Hubertus Heil im Portrait
Foto: Susie Knoll
„Wir spielen nicht jung gegen alt aus, wie es so oft behauptet wird. Ja, es geht um die Rentner von heute, aber es geht auch um die Arbeitnehmer von heute.“
Bundesminister für Arbeit und Soziales Hubertus Heil (SPD)

Dagmar Schmidt (SPD) sagte, es sei mitnichten so, dass Nichtstun nichts koste. Wenn Menschen wegen zu geringer Renten in der Grundsicherung landeten, dann koste das den Staat sehr viel Steuergeld. Das wolle ihre Partei verhindern und deswegen kämpfe sie auch für gute Löhne, betonte Schmidt.

AfD weist auf die harsche Kritik des Bundesrechnungshofes hin

Die AfD-Fraktion konnte das nicht überzeugen.

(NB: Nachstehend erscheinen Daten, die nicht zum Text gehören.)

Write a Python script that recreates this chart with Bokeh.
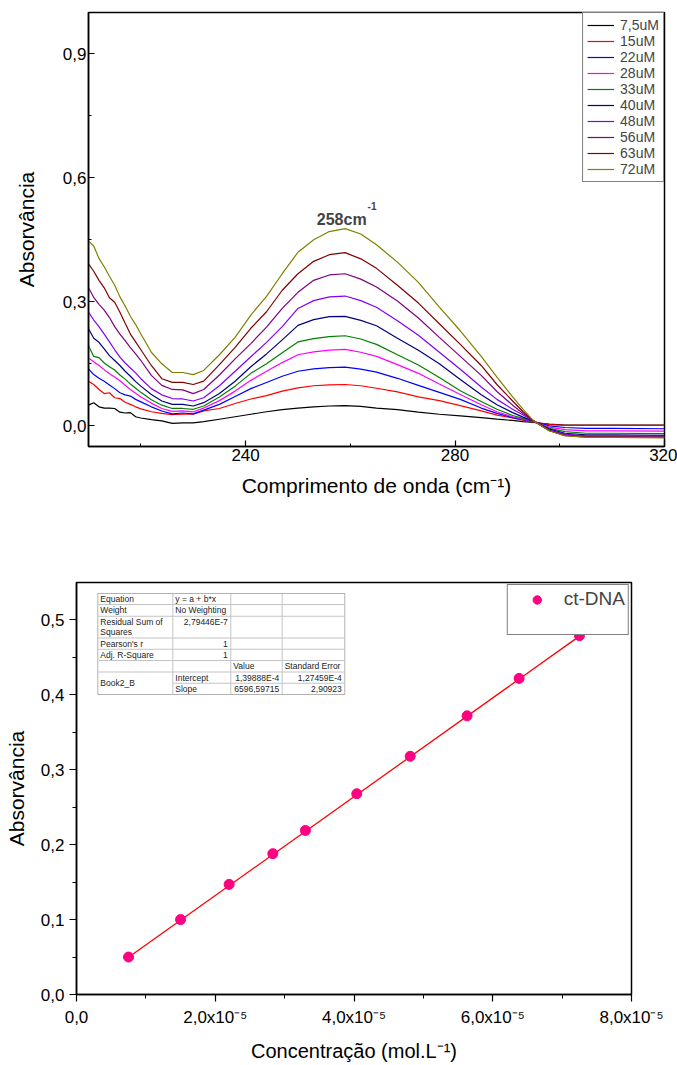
import numpy as np
from bokeh.plotting import figure
from bokeh.models import (Range1d, FixedTicker, CustomJSTickFormatter, Legend, LegendItem,
                          Label, BoxAnnotation)
from bokeh.layouts import column
from bokeh.embed import file_html
from bokeh.resources import INLINE

FONT = "Liberation Sans"

# ---------------- data: UV spectra (top chart) ----------------
wavelength = [210, 211, 212, 213, 214, 215, 216, 217, 218, 219, 220,
              222, 224, 226, 228, 230, 232,
              235, 238, 241, 244, 247, 250, 253, 256, 259,
              262, 265, 269, 273, 277, 281, 285, 288,
              291, 293, 295, 298, 301, 305, 310, 320]

abs_7_5uM = [0.050, 0.056, 0.046, 0.043, 0.043, 0.042, 0.033, 0.031, 0.032, 0.022, 0.019,
             0.015, 0.012, 0.006, 0.007, 0.007, 0.010,
             0.016, 0.022, 0.028, 0.034, 0.039, 0.043, 0.046, 0.048, 0.049,
             0.047, 0.043, 0.039, 0.033, 0.028, 0.024, 0.020, 0.016,
             0.013, 0.010, 0.008, 0.004, 0.002, 0.002, 0.002, 0.002]
abs_15uM = [0.108, 0.100, 0.088, 0.078, 0.080, 0.068, 0.066, 0.057, 0.052, 0.046, 0.041,
            0.034, 0.030, 0.027, 0.028, 0.028, 0.036,
            0.042, 0.054, 0.065, 0.073, 0.084, 0.092, 0.097, 0.099, 0.100,
            0.097, 0.091, 0.082, 0.070, 0.061, 0.049, 0.036, 0.026,
            0.019, 0.014, 0.009, 0.003, 0.001, 0.001, 0.001, 0.001]
abs_22uM = [0.138, 0.124, 0.115, 0.108, 0.099, 0.090, 0.080, 0.075, 0.072, 0.064, 0.058,
            0.046, 0.036, 0.029, 0.031, 0.029, 0.038,
            0.052, 0.071, 0.090, 0.105, 0.120, 0.132, 0.138, 0.141, 0.142,
            0.137, 0.130, 0.115, 0.098, 0.081, 0.064, 0.043, 0.030,
            0.020, 0.015, 0.010, 0.000, -0.004, -0.006, -0.006, -0.007]
abs_28uM = [0.164, 0.155, 0.146, 0.136, 0.126, 0.118, 0.109, 0.098, 0.088, 0.079, 0.070,
            0.055, 0.042, 0.035, 0.036, 0.034, 0.043,
            0.061, 0.084, 0.110, 0.132, 0.153, 0.172, 0.179, 0.183, 0.185,
            0.178, 0.168, 0.148, 0.127, 0.101, 0.076, 0.051, 0.034,
            0.022, 0.016, 0.010, -0.003, -0.009, -0.012, -0.012, -0.013]
abs_33uM = [0.194, 0.168, 0.165, 0.152, 0.143, 0.135, 0.123, 0.113, 0.101, 0.091, 0.081,
            0.063, 0.050, 0.042, 0.042, 0.040, 0.048,
            0.070, 0.096, 0.127, 0.150, 0.177, 0.203, 0.211, 0.216, 0.218,
            0.210, 0.197, 0.172, 0.147, 0.117, 0.085, 0.059, 0.040,
            0.025, 0.018, 0.011, -0.006, -0.014, -0.018, -0.018, -0.019]
abs_40uM = [0.235, 0.212, 0.202, 0.186, 0.170, 0.158, 0.146, 0.132, 0.120, 0.107, 0.096,
            0.076, 0.060, 0.052, 0.052, 0.048, 0.056,
            0.078, 0.108, 0.143, 0.174, 0.208, 0.243, 0.257, 0.264, 0.265,
            0.255, 0.242, 0.212, 0.183, 0.150, 0.112, 0.075, 0.051,
            0.032, 0.021, 0.011, -0.008, -0.018, -0.022, -0.022, -0.023]
abs_48uM = [0.275, 0.256, 0.240, 0.222, 0.203, 0.184, 0.166, 0.152, 0.140, 0.128, 0.114,
            0.090, 0.075, 0.066, 0.065, 0.060, 0.068,
            0.097, 0.132, 0.167, 0.202, 0.240, 0.284, 0.303, 0.312, 0.314,
            0.303, 0.287, 0.254, 0.219, 0.178, 0.137, 0.094, 0.064,
            0.040, 0.026, 0.012, -0.010, -0.020, -0.024, -0.024, -0.025]
abs_56uM = [0.334, 0.311, 0.294, 0.280, 0.262, 0.240, 0.222, 0.206, 0.189, 0.174, 0.158,
            0.122, 0.098, 0.088, 0.087, 0.078, 0.088,
            0.123, 0.162, 0.199, 0.239, 0.284, 0.323, 0.352, 0.365, 0.368,
            0.355, 0.336, 0.302, 0.261, 0.214, 0.168, 0.122, 0.083,
            0.050, 0.030, 0.012, -0.011, -0.022, -0.026, -0.026, -0.027]
abs_63uM = [0.392, 0.374, 0.352, 0.334, 0.310, 0.299, 0.275, 0.248, 0.222, 0.203, 0.184,
            0.146, 0.114, 0.105, 0.105, 0.100, 0.108,
            0.148, 0.190, 0.236, 0.276, 0.328, 0.368, 0.398, 0.414, 0.419,
            0.404, 0.381, 0.340, 0.297, 0.247, 0.197, 0.146, 0.100,
            0.060, 0.034, 0.012, -0.012, -0.024, -0.027, -0.027, -0.028]
abs_72uM = [0.447, 0.435, 0.405, 0.385, 0.362, 0.340, 0.312, 0.290, 0.265, 0.245, 0.222,
            0.178, 0.150, 0.129, 0.129, 0.124, 0.134,
            0.172, 0.214, 0.268, 0.313, 0.368, 0.420, 0.450, 0.470, 0.477,
            0.464, 0.438, 0.396, 0.347, 0.287, 0.230, 0.168, 0.118,
            0.070, 0.040, 0.012, -0.012, -0.024, -0.028, -0.028, -0.029]

series_labels = ["7,5uM", "15uM", "22uM", "28uM", "33uM", "40uM", "48uM", "56uM", "63uM", "72uM"]
series_values = [abs_7_5uM, abs_15uM, abs_22uM, abs_28uM, abs_33uM,
                 abs_40uM, abs_48uM, abs_56uM, abs_63uM, abs_72uM]
series_colors = ["#000000", "#FF0000", "#0000FF", "#FF00FF", "#008000",
                 "#000080", "#8000FF", "#800080", "#800000", "#808000"]

# ---------------- data: calibration (bottom chart) ----------------
concentration = [7.5e-6, 15.0e-6, 22.0e-6, 28.3e-6, 33.0e-6,
                 40.4e-6, 48.1e-6, 56.3e-6, 63.8e-6, 72.5e-6]
absorbance = [0.050, 0.100, 0.147, 0.188, 0.219, 0.268, 0.318, 0.372, 0.422, 0.479]
fit_intercept = 1.39888e-4
fit_slope = 6596.59715

table_cells = [
    ["Equation", "y = a + b*x", "", ""],
    ["Weight", "No Weighting", "", ""],
    ["Residual Sum of\nSquares", "2,79446E-7", "", ""],
    ["Pearson's r", "1", "", ""],
    ["Adj. R-Square", "1", "", ""],
    ["", "", "Value", "Standard Error"],
    ["Book2_B", "Intercept", "1,39888E-4", "1,27459E-4"],
    ["", "Slope", "6596,59715", "2,90923"],
]

comma_fmt = CustomJSTickFormatter(code="return tick.toFixed(1).replace('.', ',');")


def style_axes(p, tick_in, tick_out, minor_in, minor_out, standoff, size):
    for ax in (p.xaxis[0], p.yaxis[0]):
        ax.axis_line_color = "black"
        ax.axis_line_width = 1.5
        ax.major_tick_line_color = "black"
        ax.minor_tick_line_color = "black"
        ax.major_tick_line_width = 1.2
        ax.major_tick_in = tick_in
        ax.major_tick_out = tick_out
        ax.minor_tick_in = minor_in
        ax.minor_tick_out = minor_out
        ax.major_label_text_font = FONT
        ax.major_label_text_font_size = size
        ax.major_label_text_color = "black"
        ax.major_label_standoff = standoff
        ax.axis_label_text_font = FONT
        ax.axis_label_text_font_style = "normal"
        ax.axis_label_text_color = "black"
    p.xgrid.visible = False
    p.ygrid.visible = False
    p.outline_line_color = "black"
    p.outline_line_width = 1.5
    p.outline_line_alpha = 1.0
    if "frame_align" in p.properties():
        p.frame_align = False


# ================= top chart =================
p1 = figure(width=677, height=540, x_range=Range1d(210, 320), y_range=Range1d(-0.05, 1.0),
            output_backend="svg", toolbar_location=None,
            min_border_left=88, min_border_right=13, min_border_top=12, min_border_bottom=94)
style_axes(p1, 6, 0, 3, 0, 2, "17px")
p1.xaxis.ticker = FixedTicker(ticks=[240, 280, 320], minor_ticks=[220, 260, 300])
p1.yaxis.ticker = FixedTicker(ticks=[0.0, 0.3, 0.6, 0.9], minor_ticks=[0.15, 0.45, 0.75])
p1.yaxis.formatter = comma_fmt
p1.xaxis.axis_label = "Comprimento de onda (cm\u207b\u00b9)"
p1.xaxis.axis_label_text_font_size = "21px"
p1.xaxis.axis_label_standoff = 10
p1.yaxis.axis_label = "Absorvância"
p1.yaxis.axis_label_text_font_size = "21px"
p1.yaxis.axis_label_standoff = 22

items1 = []
for lab, ys, col in zip(series_labels, series_values, series_colors):
    r = p1.line(wavelength, ys, line_color=col, line_width=1.2)
    items1.append(LegendItem(label=lab, renderers=[r]))

leg1 = Legend(items=items1, location="top_right", margin=0, padding=4, spacing=0,
              glyph_width=27, glyph_height=16, label_height=16, label_standoff=6,
              label_text_font=FONT, label_text_font_size="14px",
              border_line_color="black", border_line_width=1,
              background_fill_color="white", background_fill_alpha=1.0)
p1.add_layout(leg1)

p1.add_layout(Label(x=253.6, y=0.499, text="258cm", text_font=FONT, text_font_style="bold",
                    text_font_size="16px", text_baseline="alphabetic", text_align="left"))
p1.add_layout(Label(x=263.3, y=0.532, text="-1", text_font=FONT, text_font_style="bold",
                    text_font_size="10px", text_baseline="alphabetic", text_align="left"))

# ================= bottom chart =================
p2 = figure(width=677, height=524, x_range=Range1d(0, 8e-5), y_range=Range1d(0, 0.55),
            output_backend="svg", toolbar_location=None,
            min_border_left=76, min_border_right=46, min_border_top=42, min_border_bottom=70)
style_axes(p2, 0, 7, 0, 4, 6, "17px")
p2.yaxis.major_label_standoff = 5
p2.xaxis.ticker = FixedTicker(ticks=[0, 2e-5, 4e-5, 6e-5, 8e-5], minor_ticks=[1e-5, 3e-5, 5e-5, 7e-5])
p2.yaxis.ticker = FixedTicker(ticks=[0.0, 0.1, 0.2, 0.3, 0.4, 0.5],
                              minor_ticks=[0.05, 0.15, 0.25, 0.35, 0.45])
p2.yaxis.formatter = comma_fmt
p2.xaxis.formatter = CustomJSTickFormatter(code="""
if (Math.abs(tick) < 1e-12) { return "0,0"; }
return (tick / 1e-5).toFixed(1).replace('.', ',') + "x10\u207b\u2075";
""")
p2.xaxis.axis_label = "Concentração (mol.L\u207b\u00b9)"
p2.xaxis.axis_label_text_font_size = "20px"
p2.xaxis.axis_label_standoff = 10
p2.yaxis.axis_label = "Absorvância"
p2.yaxis.axis_label_text_font_size = "21px"
p2.yaxis.axis_label_standoff = 10

fit_x = np.array([concentration[0], concentration[-1]])
fit_y = fit_intercept + fit_slope * fit_x
p2.line(fit_x, fit_y, line_color="#FF0000", line_width=1.3)
sc = p2.scatter(concentration, absorbance, size=10, marker="circle",
                fill_color="#FF0080", line_color="#FF0080")
blank = p2.scatter([], [], size=1, fill_alpha=0, line_alpha=0)

leg2 = Legend(items=[LegendItem(label="ct-DNA", renderers=[sc]),
                     LegendItem(label=" ", renderers=[blank])],
              location="top_right", margin=2, padding=3, spacing=0,
              glyph_width=52, glyph_height=21, label_height=21, label_standoff=1,
              label_text_font=FONT, label_text_font_size="19px",
              border_line_color="black", border_line_width=1.2,
              background_fill_color="white", background_fill_alpha=1.0)
p2.add_layout(leg2)

# ---- fit table (screen units, relative to the frame) ----
tbl_left = 21.3
tbl_top = 401.0
col_w = [75.0, 58.0, 51.4, 62.6]
row_h = [11.0, 11.7, 21.7, 11.3, 11.3, 11.4, 11.3, 11.3]
col_x = tbl_left + np.concatenate([[0.0], np.cumsum(col_w)])
row_y = tbl_top - np.concatenate([[0.0], np.cumsum(row_h)])

SCR = dict(left_units="screen", right_units="screen", top_units="screen", bottom_units="screen")
GRID = "#c4c4c4"


def hline(y, x0, x1, color=GRID):
    p2.add_layout(BoxAnnotation(left=x0, right=x1, top=y + 0.5, bottom=y - 0.5,
                                fill_color=color, fill_alpha=1.0, line_alpha=0, **SCR))


def vline(x, y0, y1, color=GRID):
    p2.add_layout(BoxAnnotation(left=x - 0.5, right=x + 0.5, top=y0, bottom=y1,
                                fill_color=color, fill_alpha=1.0, line_alpha=0, **SCR))


p2.add_layout(BoxAnnotation(left=col_x[0], right=col_x[-1], top=row_y[0], bottom=row_y[-1],
                            fill_color="white", fill_alpha=1.0, line_color="black",
                            line_width=1, **SCR))
for i in range(1, len(row_y) - 1):
    x0 = col_x[1] if i == 7 else col_x[0]
    hline(row_y[i], x0 + 0.5, col_x[-1] - 0.5)
for j in range(1, len(col_x) - 1):
    vline(col_x[j], row_y[0] - 0.5, row_y[-1] + 0.5)

for r, row in enumerate(table_cells):
    for c, txt in enumerate(row):
        if not txt:
            continue
        numeric = txt[0].isdigit()
        lines = txt.split("\n")
        if r == 6 and c == 0:
            y_first = (row_y[6] + row_y[8]) / 2
        else:
            y_first = row_y[r] - 5.6
        for k, line in enumerate(lines):
            if numeric:
                x, align = col_x[c + 1] - 3, "right"
            else:
                x, align = col_x[c] + 2.5, "left"
            p2.add_layout(Label(x=x, y=y_first - 10 * k, x_units="screen", y_units="screen",
                                text=line, text_align=align, text_baseline="middle",
                                text_font=FONT, text_font_size="8.5px", text_color="#222222"))

layout = column(p1, p2, spacing=0)
with open("out.html", "w", encoding="utf-8") as f:
    f.write(file_html(layout, INLINE))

Deren Rentenexpertin Ulrike Schielke-Ziesing verwies auf die Kritik des Bundesrechnungshofes, der kürzlich vor "enormen Ausgabensteigerungen in der Rentenversicherung" gewarnt hatte. Das Generationenkapital sei eine "Finanzierung auf Pump", die den Anstieg der Rentenbeiträge nur minimal senke. "Warum macht man das?", fragte sie. Mit der AfD-Idee eines Fonds-Sparplans für Jüngere wäre es dagegen möglich, die Rente langfristig zu stabilisieren, sagte sie.

Heidi Reichinnek erklärte für die Gruppe Die Linke, das Rentenpaket symbolisiere eine "Politik des kleinsten gemeinsamen Nenners". Jeder fünfte Rentner in Deutschland lebe in Armut, "und um das zu ändern, müssen wir die Renten anheben."

Alexander Ulrich (BSW) forderte, sich am Rentensystems Österreichs zu orientieren, und war überzeugt, dass eine Mehrheit der Bevölkerung in einer Volksbefragung dafür votieren würde.